I have been married for nearly 20 years. Like most couples we have had our ups and downs, but have got through them. I thought I could trust my OH with my life. 3 years ago he had an affair, which at the very least was an EA (have never got to the truth if he slept with her-first he said he did, then he didn't-my gut says he did). Anyway, with a lot of time and effort we got through it and have rebuilt our life together. I have had to decide that I will never know what happened with his affair, and have had to let it go in order to stop it destroying me.
In April he took a girl to the cinema and then stayed out all night. This isn't quite as bad as it sounds, as it was a works arrangement that went wrong, with everyone cancelling at the last minute except these 2. My issue is that he could have cancelled as he knew I thought it was inappropriate, and why when he knew how I felt, did he take her to visit his friends (the all night bit). He could have dropped her home, and gone alone.
Cut through to this weekend. We had a party and a woman started giving my OH the come on, which he responded too. The details don't really matter, but I believe if I hadn't intervened he would have done the deed with her in the toilets, or something just as sordid.
My OH can't remember what happened, and didn't believe me when I told him. Luckily for me we had a lot of family and friends there who have all confirmed to him what he did. This has shocked him, as he has always maintained that I have exagerated his behaviour-he always rationalised it away as being my fault/in my mind. This time he can't and is having to face up to what he's done. Something I truly don't think he's actually understood before.

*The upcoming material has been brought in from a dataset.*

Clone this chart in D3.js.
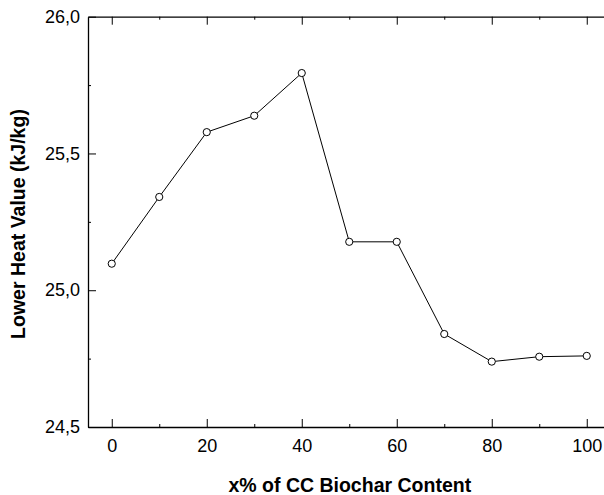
<!DOCTYPE html>
<html>
<head>
<meta charset="utf-8">
<script src="https://cdn.jsdelivr.net/npm/d3@7"></script>
<style>
  body { margin: 0; background: #fff; }
  svg { display: block; font-family: "Liberation Sans", Arial, sans-serif; }
</style>
</head>
<body>
<div id="chart"></div>
<script>
// Data
const biocharContent = [0, 10, 20, 30, 40, 50, 60, 70, 80, 90, 100];
const lowerHeatValue = [25.097, 25.341, 25.578, 25.638, 25.794, 25.177, 25.177, 24.840, 24.739, 24.757, 24.760];
const xMajorTicks = [0, 20, 40, 60, 80, 100];
const xMinorTicks = [10, 30, 50, 70, 90];
const yMajorTicks = [24.5, 25.0, 25.5, 26.0];
const yMinorTicks = [24.75, 25.25, 25.75];

const width = 604, height = 495;
const plotLeft = 88, plotTop = 16.7, plotRight = 610.5, plotBottom = 427;

const svg = d3.select("#chart").append("svg")
  .attr("width", width)
  .attr("height", height);

const x = d3.scaleLinear().domain([-5, 105]).range([plotLeft, plotRight]);
const y = d3.scaleLinear().domain([24.5, 26.0]).range([plotBottom, plotTop]);

// comma as decimal separator
const locale = d3.formatLocale({ decimal: ",", thousands: ".", grouping: [3], currency: ["", ""] });
const fmtY = locale.format(".1f");

function styleAxis(g) {
  g.select(".domain").attr("stroke", "#000").attr("stroke-width", 1.3);
  g.selectAll(".tick line").attr("stroke", "#000").attr("stroke-width", 1);
  g.selectAll(".tick text").attr("fill", "#000").attr("font-size", 18).attr("font-family", "Liberation Sans, Arial, sans-serif");
}

// bottom axis
svg.append("g")
  .attr("transform", `translate(0,${plotBottom})`)
  .call(d3.axisBottom(x).tickValues(xMajorTicks).tickSizeInner(-8).tickSizeOuter(0).tickPadding(12))
  .call(styleAxis);
svg.append("g")
  .attr("transform", `translate(0,${plotBottom})`)
  .call(d3.axisBottom(x).tickValues(xMinorTicks).tickSizeInner(-3).tickSizeOuter(0).tickFormat(""))
  .call(g => g.select(".domain").remove())
  .call(styleAxis);

// top axis
svg.append("g")
  .attr("transform", `translate(0,${plotTop})`)
  .call(d3.axisTop(x).tickValues(xMajorTicks).tickSizeInner(-8).tickSizeOuter(0).tickFormat(""))
  .call(styleAxis);
svg.append("g")
  .attr("transform", `translate(0,${plotTop})`)
  .call(d3.axisTop(x).tickValues(xMinorTicks).tickSizeInner(-3).tickSizeOuter(0).tickFormat(""))
  .call(g => g.select(".domain").remove())
  .call(styleAxis);

// left axis
svg.append("g")
  .attr("transform", `translate(${plotLeft},0)`)
  .call(d3.axisLeft(y).tickValues(yMajorTicks).tickSizeInner(-8).tickSizeOuter(0).tickPadding(8).tickFormat(fmtY))
  .call(styleAxis);
svg.append("g")
  .attr("transform", `translate(${plotLeft},0)`)
  .call(d3.axisLeft(y).tickValues(yMinorTicks).tickSizeInner(-3).tickSizeOuter(0).tickFormat(""))
  .call(g => g.select(".domain").remove())
  .call(styleAxis);

// right border (outside the frame)
svg.append("line")
  .attr("x1", plotRight).attr("x2", plotRight)
  .attr("y1", plotTop).attr("y2", plotBottom)
  .attr("stroke", "#000").attr("stroke-width", 1.3);

// line + markers
const pts = biocharContent.map((d, i) => [d, lowerHeatValue[i]]);
svg.append("path")
  .datum(pts)
  .attr("fill", "none")
  .attr("stroke", "#000")
  .attr("stroke-width", 1)
  .attr("d", d3.line().x(d => x(d[0])).y(d => y(d[1])));

svg.selectAll("circle")
  .data(pts)
  .enter()
  .append("circle")
  .attr("cx", d => x(d[0]))
  .attr("cy", d => y(d[1]))
  .attr("r", 3.6)
  .attr("fill", "#fff")
  .attr("stroke", "#000")
  .attr("stroke-width", 1);

// axis titles
svg.append("text")
  .attr("x", 349.8)
  .attr("y", 491.5)
  .attr("text-anchor", "middle")
  .attr("font-weight", "bold")
  .attr("font-size", 19.5)
  .text("x% of CC Biochar Content");

svg.append("text")
  .attr("transform", "translate(25,224) rotate(-90)")
  .attr("text-anchor", "middle")
  .attr("font-weight", "bold")
  .attr("font-size", 19.5)
  .text("Lower Heat Value (kJ/kg)");
</script>
</body>
</html>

So I'm left here feeling numb- can't cry/shout/argue etc. I have told him that I knew he was going to do this, that I have tried to give him the chance to make sure he never did. I have had so many conversations with him about 'you know what's right/ wrong and I can't stop you doing things you shouldn't, but you know the consequences if you do'.
I don't know what I want. I've told him I can't help him this time, that he needs to stop making excuses, that it wasn't the drink, or the circumstance, that it's his decision to act in this way. He needs to try and work out why he acts the way he does and I need to work out if I want to continue in this marriage. sorry, I just needed to get this out, and perhaps talking to someone else will help me work through it in my own mind.